Short problem
Copy the listing verbatim, excluding any images found in it.

---

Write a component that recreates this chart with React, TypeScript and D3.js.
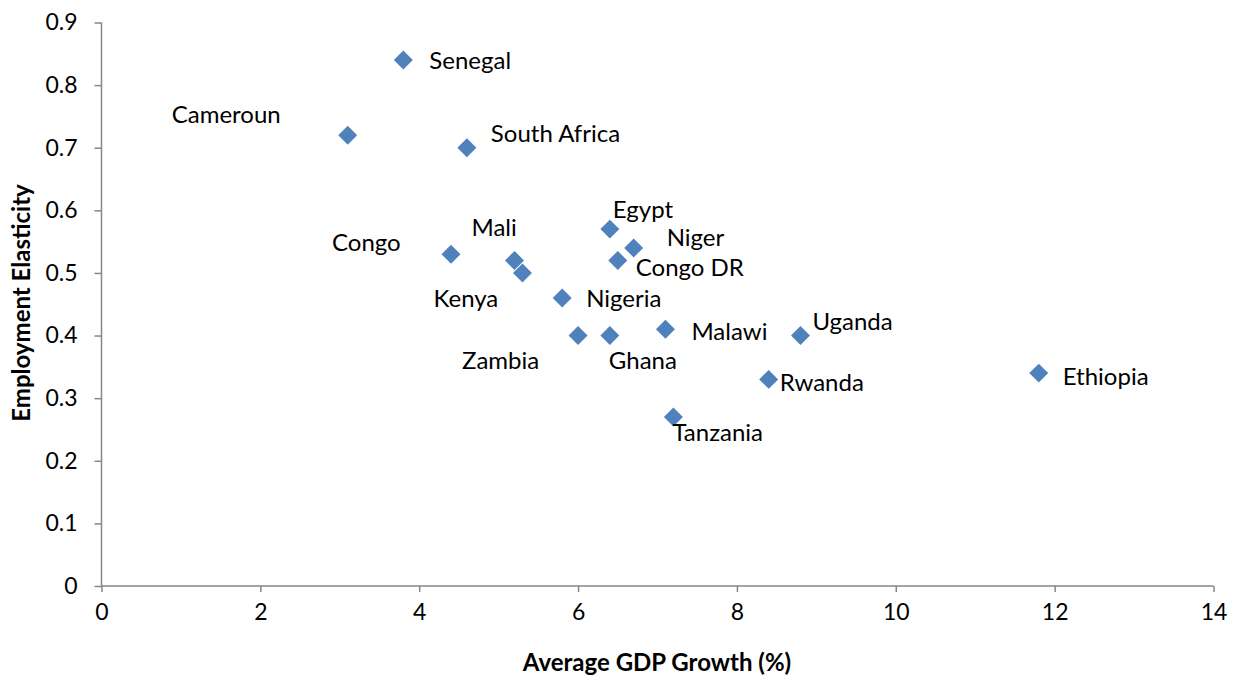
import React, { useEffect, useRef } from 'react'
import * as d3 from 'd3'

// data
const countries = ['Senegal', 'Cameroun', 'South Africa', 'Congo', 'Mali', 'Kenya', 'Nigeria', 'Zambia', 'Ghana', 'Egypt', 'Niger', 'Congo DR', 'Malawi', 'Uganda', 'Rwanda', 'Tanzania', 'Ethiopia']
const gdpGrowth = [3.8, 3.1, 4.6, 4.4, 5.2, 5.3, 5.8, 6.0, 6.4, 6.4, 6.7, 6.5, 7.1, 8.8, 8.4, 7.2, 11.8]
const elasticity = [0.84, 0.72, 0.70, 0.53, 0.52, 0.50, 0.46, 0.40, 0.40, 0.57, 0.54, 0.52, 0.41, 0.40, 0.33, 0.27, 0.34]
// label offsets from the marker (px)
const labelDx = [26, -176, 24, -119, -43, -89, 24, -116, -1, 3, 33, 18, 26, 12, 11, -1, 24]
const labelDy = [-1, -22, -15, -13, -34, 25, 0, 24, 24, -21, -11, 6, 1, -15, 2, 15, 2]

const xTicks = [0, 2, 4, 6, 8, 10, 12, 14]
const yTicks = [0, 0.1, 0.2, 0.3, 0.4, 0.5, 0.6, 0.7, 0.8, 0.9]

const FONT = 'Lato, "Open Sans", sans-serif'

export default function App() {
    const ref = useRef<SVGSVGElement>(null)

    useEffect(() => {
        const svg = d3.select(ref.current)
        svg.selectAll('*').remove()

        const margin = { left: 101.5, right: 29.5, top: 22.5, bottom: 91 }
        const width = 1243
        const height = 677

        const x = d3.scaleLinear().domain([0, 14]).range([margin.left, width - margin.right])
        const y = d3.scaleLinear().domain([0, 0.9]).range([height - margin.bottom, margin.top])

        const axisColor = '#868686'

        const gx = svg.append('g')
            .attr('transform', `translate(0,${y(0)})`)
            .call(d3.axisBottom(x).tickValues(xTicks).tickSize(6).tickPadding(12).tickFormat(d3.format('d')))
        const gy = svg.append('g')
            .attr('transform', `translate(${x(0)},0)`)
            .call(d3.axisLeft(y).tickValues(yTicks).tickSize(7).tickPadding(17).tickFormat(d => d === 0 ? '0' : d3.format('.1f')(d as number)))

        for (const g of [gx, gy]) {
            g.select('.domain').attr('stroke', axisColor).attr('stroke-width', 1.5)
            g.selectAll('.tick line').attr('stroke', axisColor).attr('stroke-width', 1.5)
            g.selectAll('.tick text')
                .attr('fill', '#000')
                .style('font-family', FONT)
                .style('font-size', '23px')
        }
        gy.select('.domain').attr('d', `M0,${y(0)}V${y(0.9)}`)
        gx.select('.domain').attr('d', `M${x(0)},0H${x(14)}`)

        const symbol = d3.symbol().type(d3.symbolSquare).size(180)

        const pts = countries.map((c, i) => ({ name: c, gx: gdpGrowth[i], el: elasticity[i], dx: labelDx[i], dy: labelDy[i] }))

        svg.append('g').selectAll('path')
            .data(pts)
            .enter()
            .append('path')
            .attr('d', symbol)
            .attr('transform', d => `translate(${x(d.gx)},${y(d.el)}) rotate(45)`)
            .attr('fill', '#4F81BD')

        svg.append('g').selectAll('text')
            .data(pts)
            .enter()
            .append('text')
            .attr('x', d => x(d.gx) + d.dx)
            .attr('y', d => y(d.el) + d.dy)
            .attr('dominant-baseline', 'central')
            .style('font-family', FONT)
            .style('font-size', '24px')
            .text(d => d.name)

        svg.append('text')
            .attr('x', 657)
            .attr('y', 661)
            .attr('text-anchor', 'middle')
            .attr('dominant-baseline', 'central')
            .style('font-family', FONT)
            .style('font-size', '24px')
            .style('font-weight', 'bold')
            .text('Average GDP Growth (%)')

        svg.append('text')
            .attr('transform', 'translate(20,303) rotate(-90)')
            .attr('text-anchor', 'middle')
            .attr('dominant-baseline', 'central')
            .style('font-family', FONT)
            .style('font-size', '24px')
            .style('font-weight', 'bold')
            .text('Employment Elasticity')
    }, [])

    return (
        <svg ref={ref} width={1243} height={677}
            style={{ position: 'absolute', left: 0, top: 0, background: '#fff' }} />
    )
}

---

Correct result
Write a component that recreates this chart with React, TypeScript and D3.js.
import React, { useEffect, useRef } from 'react'
import * as d3 from 'd3'

// data
const countries = ['Senegal', 'Cameroun', 'South Africa', 'Congo', 'Mali', 'Kenya', 'Nigeria', 'Zambia', 'Ghana', 'Egypt', 'Niger', 'Congo DR', 'Malawi', 'Uganda', 'Rwanda', 'Tanzania', 'Ethiopia']
const gdpGrowth = [3.8, 3.1, 4.6, 4.4, 5.2, 5.3, 5.8, 6.0, 6.4, 6.4, 6.7, 6.5, 7.1, 8.8, 8.4, 7.2, 11.8]
const elasticity = [0.84, 0.72, 0.70, 0.53, 0.52, 0.50, 0.46, 0.40, 0.40, 0.57, 0.54, 0.52, 0.41, 0.40, 0.33, 0.27, 0.34]
// label offsets from the marker (px)
const labelDx = [26, -176, 24, -119, -43, -89, 24, -116, -1, 3, 33, 18, 26, 12, 11, -1, 24]
const labelDy = [-1, -22, -15, -13, -34, 25, 0, 24, 24, -21, -11, 6, 1, -15, 2, 15, 2]

const xTicks = [0, 2, 4, 6, 8, 10, 12, 14]
const yTicks = [0, 0.1, 0.2, 0.3, 0.4, 0.5, 0.6, 0.7, 0.8, 0.9]

const FONT = 'Lato, "Open Sans", sans-serif'

export default function App() {
    const ref = useRef<SVGSVGElement>(null)

    useEffect(() => {
        const svg = d3.select(ref.current)
        svg.selectAll('*').remove()

        const margin = { left: 101.5, right: 29.5, top: 22.5, bottom: 91 }
        const width = 1243
        const height = 677

        const x = d3.scaleLinear().domain([0, 14]).range([margin.left, width - margin.right])
        const y = d3.scaleLinear().domain([0, 0.9]).range([height - margin.bottom, margin.top])

        const axisColor = '#868686'

        const gx = svg.append('g')
            .attr('transform', `translate(0,${y(0)})`)
            .call(d3.axisBottom(x).tickValues(xTicks).tickSize(6).tickPadding(12).tickFormat(d3.format('d')))
        const gy = svg.append('g')
            .attr('transform', `translate(${x(0)},0)`)
            .call(d3.axisLeft(y).tickValues(yTicks).tickSize(7).tickPadding(17).tickFormat(d => d === 0 ? '0' : d3.format('.1f')(d as number)))

        for (const g of [gx, gy]) {
            g.select('.domain').attr('stroke', axisColor).attr('stroke-width', 1.5)
            g.selectAll('.tick line').attr('stroke', axisColor).attr('stroke-width', 1.5)
            g.selectAll('.tick text')
                .attr('fill', '#000')
                .style('font-family', FONT)
                .style('font-size', '23px')
        }
        gy.select('.domain').attr('d', `M0,${y(0)}V${y(0.9)}`)
        gx.select('.domain').attr('d', `M${x(0)},0H${x(14)}`)

        const symbol = d3.symbol().type(d3.symbolSquare).size(180)

        const pts = countries.map((c, i) => ({ name: c, gx: gdpGrowth[i], el: elasticity[i], dx: labelDx[i], dy: labelDy[i] }))

        svg.append('g').selectAll('path')
            .data(pts)
            .enter()
            .append('path')
            .attr('d', symbol)
            .attr('transform', d => `translate(${x(d.gx)},${y(d.el)}) rotate(45)`)
            .attr('fill', '#4F81BD')

        svg.append('g').selectAll('text')
            .data(pts)
            .enter()
            .append('text')
            .attr('x', d => x(d.gx) + d.dx)
            .attr('y', d => y(d.el) + d.dy)
            .attr('dominant-baseline', 'central')
            .style('font-family', FONT)
            .style('font-size', '24px')
            .text(d => d.name)

        svg.append('text')
            .attr('x', 657)
            .attr('y', 661)
            .attr('text-anchor', 'middle')
            .attr('dominant-baseline', 'central')
            .style('font-family', FONT)
            .style('font-size', '24px')
            .style('font-weight', 'bold')
            .text('Average GDP Growth (%)')

        svg.append('text')
            .attr('transform', 'translate(20,303) rotate(-90)')
            .attr('text-anchor', 'middle')
            .attr('dominant-baseline', 'central')
            .style('font-family', FONT)
            .style('font-size', '24px')
            .style('font-weight', 'bold')
            .text('Employment Elasticity')
    }, [])

    return (
        <svg ref={ref} width={1243} height={677}
            style={{ position: 'absolute', left: 0, top: 0, background: '#fff' }} />
    )
}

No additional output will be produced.